Akeem Browder Discusses Broken System of Mass Incaceration

Kalief Browder, whose suicide made international headlines, is a symbol of the movement against solitary confinement. (Kristen McNerny/The Fordham Ram)

On Friday, Feb. 28, students and faculty were able to view the first part of “Time: The Kalief Browder Story,” a 2017 six-part documentary that gives a background of the criminal justice system through the lens of Kalief Browder. Akeem Browder, Kalief’s brother, attended the event and facilitated discussions about law, justice and humanity.

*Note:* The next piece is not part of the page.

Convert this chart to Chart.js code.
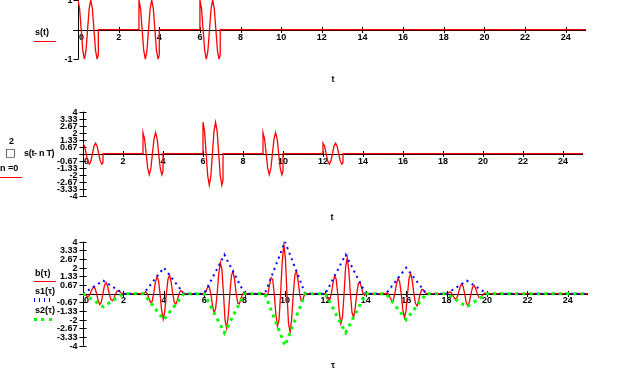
<!DOCTYPE html>
<html>
<head>
<meta charset="utf-8">
<script src="https://cdn.jsdelivr.net/npm/chart.js@4.4.1/dist/chart.umd.min.js"></script>
<style>
  html, body { margin: 0; padding: 0; background: #fff; }
  #wrap { position: relative; width: 625px; height: 387px; overflow: hidden; background: #fff; }
  canvas { position: absolute; left: 0; }
  .lbl { position: absolute; font: bold 9px 'Liberation Sans', Arial, sans-serif; color: #000; line-height: 10px; height: 10px; white-space: nowrap; }
  .ctr { transform: translateX(-50%); }
  .ln { position: absolute; }
</style>
</head>
<body>
<div id="wrap">
  <canvas id="c1" width="625" height="100" style="top:0px"></canvas>
  <canvas id="c2" width="625" height="120" style="top:100px"></canvas>
  <canvas id="c3" width="625" height="162" style="top:225px"></canvas>

  <div class="lbl" style="left:35px; top:27px;">s(t)</div>
  <div class="ln" style="left:34px; top:41px; width:22px; height:1px; background:#f00;"></div>
  <div class="lbl ctr" style="left:333px; top:74px;">t</div>

  <div class="lbl" style="left:9px; top:136px;">2</div>
  <div class="lbl" style="left:5px; top:148px; font-size:11px; font-weight:normal; font-family:'DejaVu Sans';">□</div>
  <div class="lbl" style="left:24px; top:148px; letter-spacing:-0.3px;">s(t- n T)</div>
  <div class="lbl" style="left:0px; top:163px;">n =0</div>
  <div class="ln" style="left:0px; top:177px; width:22px; height:1px; background:#f00;"></div>
  <div class="lbl ctr" style="left:332px; top:212px;">t</div>

  <div class="lbl" style="left:35px; top:268px;">b(τ)</div>
  <div class="ln" style="left:34px; top:281px; width:22px; height:1px; background:#f00;"></div>
  <div class="lbl" style="left:35px; top:286px;">s1(τ)</div>
  <div class="ln" style="left:34px; top:298px; width:17px; height:4px; background:repeating-linear-gradient(to right, #00f 0px, #00f 1px, transparent 1px, transparent 5px);"></div>
  <div class="lbl" style="left:35px; top:305px;">s2(τ)</div>
  <div class="ln" style="left:34px; top:318px; width:18px; height:3px; background:repeating-linear-gradient(to right, #0f0 0px, #0f0 3px, transparent 3px, transparent 7.33px);"></div>
  <div class="lbl ctr" style="left:333px; top:360px;">τ</div>
</div>
<script>
// ---------- data ----------
const xTickVals = [0, 2, 4, 6, 8, 10, 12, 14, 16, 18, 20, 22, 24];
const xTickLabels = ['0', '2', '4', '6', '8', '10', '12', '14', '16', '18', '20', '22', '24'];
const topYTickVals = [-1, 0, 1];
const topYTickLabels = ['-1', '', '1'];
const yTickVals = [4, 3.333, 2.667, 2, 1.333, 0.667, 0, -0.667, -1.333, -2, -2.667, -3.333, -4];
const yTickLabels = ['4', '3.33', '2.67', '2', '1.33', '0.67', '', '-0.67', '-1.33', '-2', '-2.67', '-3.33', '-4'];

// s(t)
const topT = [0,0.079,0.157,0.236,0.314,0.393,0.471,0.550,0.628,0.707,0.785,0.864,0.942,1,1,
  3,3,3.079,3.157,3.236,3.314,3.393,3.471,3.550,3.628,3.707,3.785,3.864,3.942,4,4,
  6,6,6.079,6.157,6.236,6.314,6.393,6.471,6.550,6.628,6.707,6.785,6.864,6.942,7,7,
  25];
const topS = [1,0.71,0,-0.71,-1,-0.71,0,0.71,1,0.71,0,-0.71,-1,-0.84,0,
  0,1,0.71,0,-0.71,-1,-0.71,0,0.71,1,0.71,0,-0.71,-1,-0.84,0,
  0,1,0.71,0,-0.71,-1,-0.71,0,0.71,1,0.71,0,-0.71,-1,-0.84,0,
  0];

// sum of s(t - nT), n = 0..2
const midT = [0,0.079,0.157,0.236,0.314,0.393,0.471,0.550,0.628,0.707,0.785,0.864,0.942,1,1,
  3,3,3.079,3.157,3.236,3.314,3.393,3.471,3.550,3.628,3.707,3.785,3.864,3.942,4,4,
  6,6,6.079,6.157,6.236,6.314,6.393,6.471,6.550,6.628,6.707,6.785,6.864,6.942,7,7,
  9,9,9.079,9.157,9.236,9.314,9.393,9.471,9.550,9.628,9.707,9.785,9.864,9.942,10,10,
  12,12,12.079,12.157,12.236,12.314,12.393,12.471,12.550,12.628,12.707,12.785,12.864,12.942,13,13,
  25];
const midS = [1,0.71,0,-0.71,-1,-0.71,0,0.71,1,0.71,0,-0.71,-1,-0.84,0,
  0,2,1.41,0,-1.41,-2,-1.41,0,1.41,2,1.41,0,-1.41,-2,-1.68,0,
  0,3,2.12,0,-2.12,-3,-2.12,0,2.12,3,2.12,0,-2.12,-3,-2.52,0,
  0,2,1.41,0,-1.41,-2,-1.41,0,1.41,2,1.41,0,-1.41,-2,-1.68,0,
  0,1,0.71,0,-0.71,-1,-0.71,0,0.71,1,0.71,0,-0.71,-1,-0.84,0,
  0];

// b(tau)
const bTau = [
  0,0.044,0.122,0.201,0.279,0.358,0.436,0.515,0.594,0.672,0.751,0.829,0.908,0.986,1.065,1.143,1.222,1.300,1.379,1.458,1.536,1.615,1.693,1.772,1.850,1.929,2,
  3,3.028,3.107,3.185,3.264,3.342,3.421,3.500,3.578,3.657,3.735,3.814,3.892,3.971,4.049,4.128,4.206,4.285,4.363,4.442,4.520,4.599,4.677,4.756,4.834,4.913,4.992,5,
  6,6.013,6.091,6.170,6.248,6.327,6.405,6.484,6.563,6.641,6.720,6.798,6.877,6.955,7.034,7.113,7.191,7.270,7.348,7.427,7.505,7.584,7.662,7.741,7.819,7.898,7.976,8,
  9,9.076,9.154,9.233,9.311,9.390,9.468,9.547,9.625,9.704,9.782,9.861,9.940,10.018,10.097,10.175,10.254,10.332,10.411,10.489,10.568,10.646,10.725,10.803,10.882,10.960,11,
  12,12.060,12.139,12.217,12.296,12.374,12.453,12.532,12.610,12.689,12.767,12.846,12.924,13.003,13.081,13.160,13.238,13.317,13.396,13.474,13.553,13.631,13.710,13.788,13.867,13.945,14,
  15,15.045,15.123,15.202,15.281,15.359,15.438,15.516,15.595,15.673,15.752,15.830,15.909,15.987,16.066,16.144,16.223,16.302,16.380,16.459,16.537,16.616,16.694,16.773,16.851,16.930,17,
  18,18.029,18.108,18.186,18.265,18.343,18.422,18.500,18.579,18.658,18.736,18.815,18.893,18.972,19.050,19.129,19.207,19.286,19.364,19.443,19.521,19.600,19.678,19.757,19.835,19.914,19.992,20,
  25];
const bVal = [
  0,0,-0.09,-0.20,-0.20,0,0.31,0.52,0.42,0,-0.53,-0.83,-0.64,0,0.66,0.86,0.55,0,-0.44,-0.54,-0.33,0,0.22,0.23,0.11,0,0,
  0,0.06,0.15,0,-0.37,-0.68,-0.60,0,0.82,1.31,1.04,0,-1.26,-1.94,-1.34,0,1.12,1.43,0.90,0,-0.68,-0.80,-0.46,0,0.23,0.17,0.01,0,
  0,0,0.19,0.51,0.53,0,-0.86,-1.45,-1.19,0,1.53,2.39,1.86,0,-2.05,-2.66,-1.72,0,1.38,1.72,1.05,0,-0.72,-0.78,-0.38,0,0.05,0,
  0,-0.21,0,0.66,1.24,1.10,0,-1.55,-2.50,-1.99,0,2.43,3.76,2.78,0,-2.33,-2.98,-1.89,0,1.45,1.73,1.00,0,-0.56,-0.47,-0.11,0,
  0,-0.13,-0.42,-0.46,0,0.79,1.36,1.13,0,-1.46,-2.30,-1.79,0,2.11,2.76,1.78,0,-1.45,-1.81,-1.12,0,0.78,0.87,0.45,0,-0.12,0,
  0,0.06,0,-0.29,-0.56,-0.51,0,0.73,1.19,0.95,0,-1.17,-1.82,-1.40,0,1.21,1.55,0.99,0,-0.76,-0.93,-0.54,0,0.32,0.30,0.10,0,
  0,0.02,0.11,0.13,0,-0.24,-0.42,-0.35,0,0.47,0.74,0.58,0,-0.69,-0.95,-0.62,0,0.50,0.64,0.39,0,-0.28,-0.32,-0.17,0,0.06,0.01,0,
  0];

// envelopes s1(tau), s2(tau)
const envTau = [0,1,2,3,4,5,6,7,8,9,10,11,12,13,14,15,16,17,18,19,20,25];
const s1Val = [0,1,0,0,2,0,0,3,0,0,4,0,0,3,0,0,2,0,0,1,0,0];
const s2Val = [0,-1,0,0,-2,0,0,-3,0,0,-4,0,0,-3,0,0,-2,0,0,-1,0,0];

// ---------- drawing ----------
function pts(xs, ys) { return xs.map((x, i) => ({ x: x, y: ys[i] })); }

function axesPlugin(cfg) {
  return {
    id: 'mcAxes',
    beforeDatasetsDraw(chart) {
      const ctx = chart.ctx, xs = chart.scales.x, ys = chart.scales.y, ca = chart.chartArea;
      const x0 = Math.round(xs.getPixelForValue(0)) + 0.5;
      const y0 = Math.round(ys.getPixelForValue(0)) + 0.5;
      ctx.save();
      ctx.strokeStyle = '#000';
      ctx.lineWidth = 1;
      ctx.beginPath();
      ctx.moveTo(x0 - cfg.yl, y0); ctx.lineTo(ca.right, y0);
      ctx.moveTo(x0, ca.top); ctx.lineTo(x0, ca.bottom);
      xTickVals.forEach(v => {
        const px = Math.round(xs.getPixelForValue(v)) + 0.5;
        ctx.moveTo(px, y0 - 3.5); ctx.lineTo(px, y0 + 2.5);
      });
      cfg.yVals.forEach(v => {
        const py = Math.round(ys.getPixelForValue(v)) + 0.5;
        ctx.moveTo(x0 - cfg.yl, py); ctx.lineTo(x0 + cfg.yr, py);
      });
      ctx.stroke();
      ctx.fillStyle = '#000';
      ctx.font = "bold 9px 'Liberation Sans', Arial, sans-serif";
      ctx.textBaseline = 'middle';
      xTickVals.forEach((v, i) => {
        const px = xs.getPixelForValue(v);
        if (v === 0) { ctx.textAlign = 'left'; ctx.fillText(xTickLabels[i], px + 1, y0 + cfg.xOff); }
        else { ctx.textAlign = 'center'; ctx.fillText(xTickLabels[i], px, y0 + cfg.xOff); }
      });
      ctx.textAlign = 'right';
      cfg.yVals.forEach((v, i) => {
        if (!cfg.yLabels[i]) return;
        ctx.fillText(cfg.yLabels[i], x0 - 6, ys.getPixelForValue(v) + 0.5);
      });
      ctx.restore();
    }
  };
}

function makeChart(id, datasets, ymin, ymax, pad, axcfg) {
  return new Chart(document.getElementById(id), {
    type: 'line',
    data: { datasets: datasets },
    options: {
      responsive: false,
      animation: false,
      devicePixelRatio: 1,
      events: [],
      layout: { padding: pad },
      plugins: { legend: { display: false }, tooltip: { enabled: false }, title: { display: false } },
      elements: { point: { radius: 0 }, line: { tension: 0 } },
      scales: {
        x: { type: 'linear', min: 0, max: 25, display: false },
        y: { type: 'linear', min: ymin, max: ymax, display: false }
      }
    },
    plugins: [axesPlugin(axcfg)]
  });
}

const red = '#ff0000';

makeChart('c1', [
  { data: pts(topT, topS), borderColor: red, borderWidth: 1.3, fill: false }
], -1, 1, { left: 78, right: 39, top: 0, bottom: 40.7 },
  { yVals: topYTickVals, yLabels: topYTickLabels, yl: 5, yr: 0, xOff: 7 });

makeChart('c2', [
  { data: pts(midT, midS), borderColor: red, borderWidth: 1.3, fill: false }
], -4, 4, { left: 83, right: 42, top: 11.7, bottom: 24.3 },
  { yVals: yTickVals, yLabels: yTickLabels, yl: 4, yr: 3, xOff: 7 });

makeChart('c3', [
  { data: pts(bTau, bVal), borderColor: red, borderWidth: 1.3, fill: false, order: 2 },
  { data: pts(envTau, s1Val), borderColor: '#0000ff', borderWidth: 2, borderDash: [2, 4], borderCapStyle: 'butt', fill: false, order: 1 },
  { data: pts(envTau, s2Val), borderColor: '#00ff00', borderWidth: 3, borderDash: [3, 4.3], borderCapStyle: 'butt', fill: false, order: 0 }
], -4, 4, { left: 83, right: 37, top: 16.7, bottom: 41.3 },
  { yVals: yTickVals, yLabels: yTickLabels, yl: 4, yr: 3, xOff: 6 });
</script>
</body>
</html>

Kalief Browder was a teenager who grew up on 181st Street and Prospect Avenue, right outside the Bronx Zoo. In 2010, at the age of 16, Browder was arrested for allegedly stealing a backpack on Arthur Avenue. What ensued over the next three years included being denied bail and living two out of three years on Rikers Island in solitary confinement. Kalief. After he was released, he struggled with mental health, and took his own life in 2013.

In honor of Kalief’s life, his older brother Akeem has become a full-time activist to help tell his story. He has been travelling around the country and having conversations with students similar to the one he had at Fordham.

“The system is not broken —it’s working exactly the way that it’s supposed to,” he said, stating that the system is mechanized against poor people, namely blacks and Latinos.

Browder gave a brief history of the bail system in America, citing bounty hunters collecting money for the capture of runaway slaves. Browder emphasized the importance of understanding the country’s origins and their significance now during Black History Month.

Browder said a huge part of what he does through the Kalief Browder Foundation is empowering youth through education. He said coming to teach at middle schools, high schools and colleges allows students to understand the law, the lobbying process, how to write legislation and the importance of civic engagement.

“People in poor communities do not think that voting makes a difference because our suffering is ongoing whether we vote or not,” he said. “It does make a difference … we just have to teach.”

Browder said he is running for mayor in 2021 to help promote policies that do not demonize black and Latino communities. He said education and mental health have been priority issues for him over the years. He said he was successful in helping to pass a state bill that would give jail systems funding for education. Browder said he supports bringing those incarcerated to a human standpoint so that they are able to be productive members of society upon release.

Browder said he believes that living as a New Yorker is a difficult feat in itself, but the task is much harder for someone who is poor. He talked about the Bronx being a food desert, the poorest borough in New York City, and along with New York’s 15th Congressional District, having the lowest median household income in the nation. He said he sees the connections between food, education, mental health and general quality of life. To him, all of these factors combined can make or break someone’s life, like Kalief’s.

Juan Carlos Matos, assistant vice president of Student Affairs for Diversity and Inclusion, said the main takeaways of the event included understanding how mass incarceration disproportionately targets black and Latino communities, and the impact of solitary confinement on mental health. Equally significant, he said, is Fordham’s relationship to these issues.

“With Fordham being nestled in the Bronx, continued conversations about issues that impact black and brown communities, in this case mass incarceration, deserve continued exploration,” he said.

Organizers of the event including Hira Hassan, FCRH ’20, spoke along the same lines.

“I hope students will begin to question and recognize the roles of power and privilege in their experience within Fordham as a gated community versus the lived experience of those outside the gates,” she said.

Hassan sits on the Office of Multicultural Affairs’ Black History Month committee. She was responsible for bringing Akeem to Fordham after watching the docuseries and said she wanted to open the eyes of fellow Fordham students. Although she said the story is enlightening, she also said it feels bittersweet to have the knowledge of what Kalief went through.

“Akeem emphasizes that until people start taking action, we’re insane to expect a change,” she said.

Browder wanted students to reflect on their own lives. For him, Kalief’s story is a loss of childhood, from the time of his arrest at 16 to the end of his life at 22.

“What could you be missing in your life and how could it impact you?” he asked. He said he hopes with this in mind, students will be willing to take action on issues that surround them.